• Raw data:
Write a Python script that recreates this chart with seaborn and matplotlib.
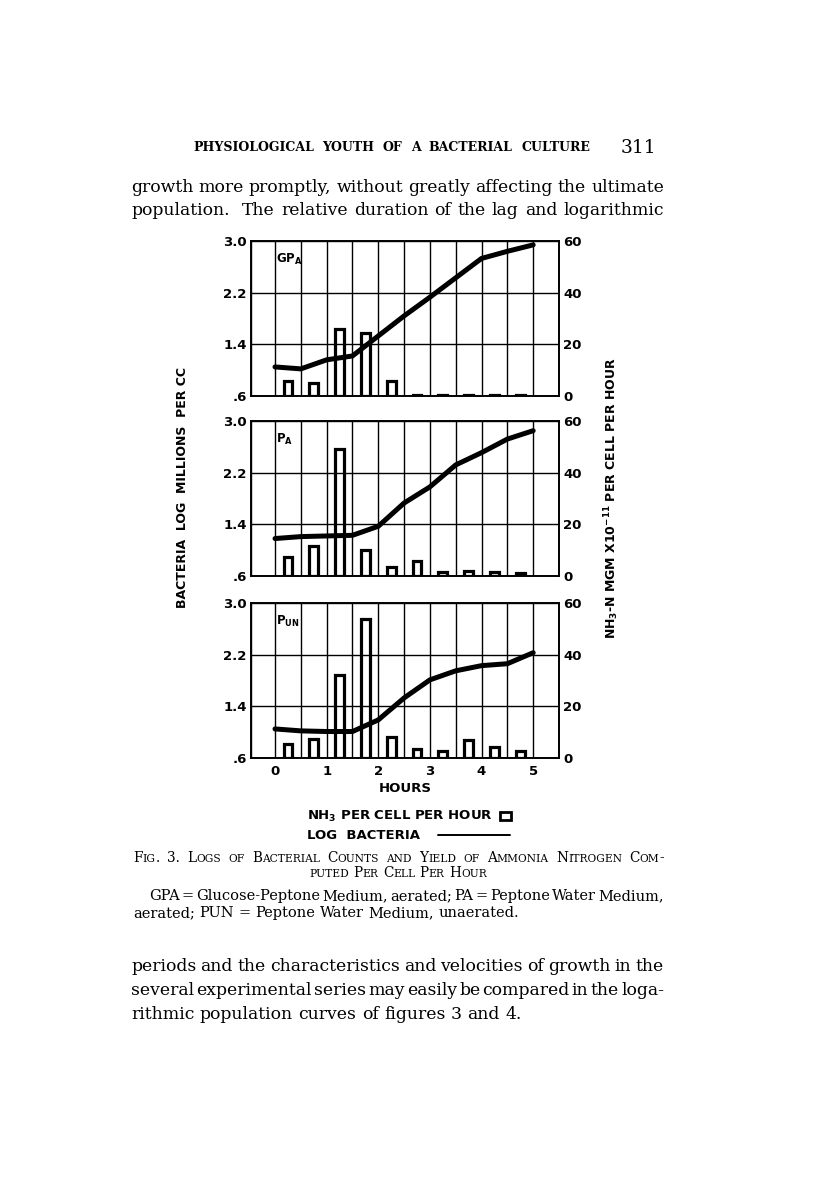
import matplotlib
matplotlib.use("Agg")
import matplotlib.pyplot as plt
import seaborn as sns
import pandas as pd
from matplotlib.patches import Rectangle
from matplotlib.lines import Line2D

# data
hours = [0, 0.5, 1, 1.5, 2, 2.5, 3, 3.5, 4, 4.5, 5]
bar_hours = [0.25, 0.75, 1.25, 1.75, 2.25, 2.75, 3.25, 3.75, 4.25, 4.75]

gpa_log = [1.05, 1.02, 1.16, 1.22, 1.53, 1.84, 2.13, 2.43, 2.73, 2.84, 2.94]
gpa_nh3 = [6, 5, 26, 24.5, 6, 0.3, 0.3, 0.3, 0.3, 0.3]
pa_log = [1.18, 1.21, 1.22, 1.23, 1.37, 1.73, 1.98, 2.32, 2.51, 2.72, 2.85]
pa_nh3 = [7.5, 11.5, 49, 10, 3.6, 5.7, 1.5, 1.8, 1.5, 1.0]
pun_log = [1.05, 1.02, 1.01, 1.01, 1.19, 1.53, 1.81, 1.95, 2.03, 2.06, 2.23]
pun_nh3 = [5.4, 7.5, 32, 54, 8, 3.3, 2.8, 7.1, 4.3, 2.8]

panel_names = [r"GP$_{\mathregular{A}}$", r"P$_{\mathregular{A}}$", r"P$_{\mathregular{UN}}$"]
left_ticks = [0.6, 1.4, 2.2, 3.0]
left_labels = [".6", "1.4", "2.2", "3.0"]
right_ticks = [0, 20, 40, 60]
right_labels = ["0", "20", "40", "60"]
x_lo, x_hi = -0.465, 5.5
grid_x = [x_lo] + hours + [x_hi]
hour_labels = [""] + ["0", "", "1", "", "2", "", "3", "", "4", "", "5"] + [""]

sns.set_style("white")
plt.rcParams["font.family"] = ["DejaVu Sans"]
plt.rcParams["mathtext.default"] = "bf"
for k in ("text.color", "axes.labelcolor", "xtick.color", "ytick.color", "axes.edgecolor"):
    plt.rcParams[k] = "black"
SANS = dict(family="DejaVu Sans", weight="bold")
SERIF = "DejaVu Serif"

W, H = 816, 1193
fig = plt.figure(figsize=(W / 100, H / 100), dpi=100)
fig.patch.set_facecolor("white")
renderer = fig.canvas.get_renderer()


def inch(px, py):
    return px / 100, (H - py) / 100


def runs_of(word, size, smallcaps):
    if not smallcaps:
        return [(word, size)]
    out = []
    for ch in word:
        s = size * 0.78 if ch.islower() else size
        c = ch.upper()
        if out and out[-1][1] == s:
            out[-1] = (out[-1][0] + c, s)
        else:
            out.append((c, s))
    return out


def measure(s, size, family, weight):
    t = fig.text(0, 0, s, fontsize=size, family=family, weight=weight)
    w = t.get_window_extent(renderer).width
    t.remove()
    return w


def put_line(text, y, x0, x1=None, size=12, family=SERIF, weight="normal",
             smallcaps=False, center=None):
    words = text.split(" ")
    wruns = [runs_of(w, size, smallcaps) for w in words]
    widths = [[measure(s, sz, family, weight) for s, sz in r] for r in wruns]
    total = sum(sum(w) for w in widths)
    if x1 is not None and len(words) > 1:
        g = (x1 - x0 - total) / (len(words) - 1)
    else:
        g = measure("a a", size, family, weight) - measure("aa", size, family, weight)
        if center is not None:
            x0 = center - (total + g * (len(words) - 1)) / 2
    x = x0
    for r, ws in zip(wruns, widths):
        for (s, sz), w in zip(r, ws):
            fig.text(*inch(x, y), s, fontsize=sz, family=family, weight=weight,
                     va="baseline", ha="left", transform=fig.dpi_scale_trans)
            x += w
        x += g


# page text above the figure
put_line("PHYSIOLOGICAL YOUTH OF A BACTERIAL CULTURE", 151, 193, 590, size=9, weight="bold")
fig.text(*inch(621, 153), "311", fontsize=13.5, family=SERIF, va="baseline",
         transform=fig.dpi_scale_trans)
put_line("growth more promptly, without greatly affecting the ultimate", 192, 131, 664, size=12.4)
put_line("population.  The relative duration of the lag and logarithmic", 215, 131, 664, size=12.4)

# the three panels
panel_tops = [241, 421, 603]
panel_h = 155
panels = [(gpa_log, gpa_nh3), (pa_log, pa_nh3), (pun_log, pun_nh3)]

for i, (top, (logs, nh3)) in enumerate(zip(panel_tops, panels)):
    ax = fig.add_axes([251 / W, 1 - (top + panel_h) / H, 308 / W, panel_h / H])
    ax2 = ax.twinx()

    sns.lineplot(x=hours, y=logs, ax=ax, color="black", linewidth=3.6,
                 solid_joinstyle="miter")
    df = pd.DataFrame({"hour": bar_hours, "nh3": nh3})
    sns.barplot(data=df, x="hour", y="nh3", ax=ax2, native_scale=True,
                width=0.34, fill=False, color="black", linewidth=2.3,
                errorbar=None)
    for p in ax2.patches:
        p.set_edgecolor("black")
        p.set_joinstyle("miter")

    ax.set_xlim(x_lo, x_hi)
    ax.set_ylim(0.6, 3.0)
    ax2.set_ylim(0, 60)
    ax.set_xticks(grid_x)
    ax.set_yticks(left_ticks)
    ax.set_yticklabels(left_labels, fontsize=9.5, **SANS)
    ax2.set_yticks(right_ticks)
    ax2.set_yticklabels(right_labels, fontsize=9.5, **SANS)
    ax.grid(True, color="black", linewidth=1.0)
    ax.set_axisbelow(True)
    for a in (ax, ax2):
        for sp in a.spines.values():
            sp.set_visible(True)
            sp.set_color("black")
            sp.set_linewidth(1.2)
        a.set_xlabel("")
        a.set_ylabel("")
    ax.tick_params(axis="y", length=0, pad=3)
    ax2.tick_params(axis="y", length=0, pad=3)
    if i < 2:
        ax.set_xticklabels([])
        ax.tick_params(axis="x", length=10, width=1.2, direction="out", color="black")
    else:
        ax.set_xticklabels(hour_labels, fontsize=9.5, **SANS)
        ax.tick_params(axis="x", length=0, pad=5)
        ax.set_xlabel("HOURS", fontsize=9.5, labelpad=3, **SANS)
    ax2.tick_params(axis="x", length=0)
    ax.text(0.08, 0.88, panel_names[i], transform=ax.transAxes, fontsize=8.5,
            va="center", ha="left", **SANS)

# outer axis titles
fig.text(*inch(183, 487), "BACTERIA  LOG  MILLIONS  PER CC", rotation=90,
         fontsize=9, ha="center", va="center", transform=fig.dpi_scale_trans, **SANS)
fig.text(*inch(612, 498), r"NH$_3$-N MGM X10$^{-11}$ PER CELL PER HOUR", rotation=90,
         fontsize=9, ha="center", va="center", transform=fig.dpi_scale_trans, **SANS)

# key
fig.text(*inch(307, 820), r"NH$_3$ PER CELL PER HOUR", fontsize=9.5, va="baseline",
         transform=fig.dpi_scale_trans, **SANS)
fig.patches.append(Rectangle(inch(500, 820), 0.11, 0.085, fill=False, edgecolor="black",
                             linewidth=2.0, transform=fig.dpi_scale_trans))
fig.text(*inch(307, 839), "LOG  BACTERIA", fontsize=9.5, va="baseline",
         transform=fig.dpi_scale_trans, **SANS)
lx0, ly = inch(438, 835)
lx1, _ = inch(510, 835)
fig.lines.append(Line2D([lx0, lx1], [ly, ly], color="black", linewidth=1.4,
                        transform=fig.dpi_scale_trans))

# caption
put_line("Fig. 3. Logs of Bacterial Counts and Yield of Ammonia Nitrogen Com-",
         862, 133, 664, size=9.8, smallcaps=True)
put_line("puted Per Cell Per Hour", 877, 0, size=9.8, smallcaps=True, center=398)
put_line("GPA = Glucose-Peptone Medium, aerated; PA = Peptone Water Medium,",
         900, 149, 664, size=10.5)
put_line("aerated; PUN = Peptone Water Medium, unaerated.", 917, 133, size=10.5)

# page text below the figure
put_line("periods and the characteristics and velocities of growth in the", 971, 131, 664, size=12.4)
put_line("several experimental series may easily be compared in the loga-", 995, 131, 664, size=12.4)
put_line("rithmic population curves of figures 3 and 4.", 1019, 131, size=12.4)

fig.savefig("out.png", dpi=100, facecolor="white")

• What is asked: Using the listing above, return all lines where the word "seaborn" occurs.

• Solution for this exercise:
Write a Python script that recreates this chart with seaborn and matplotlib.
import seaborn as sns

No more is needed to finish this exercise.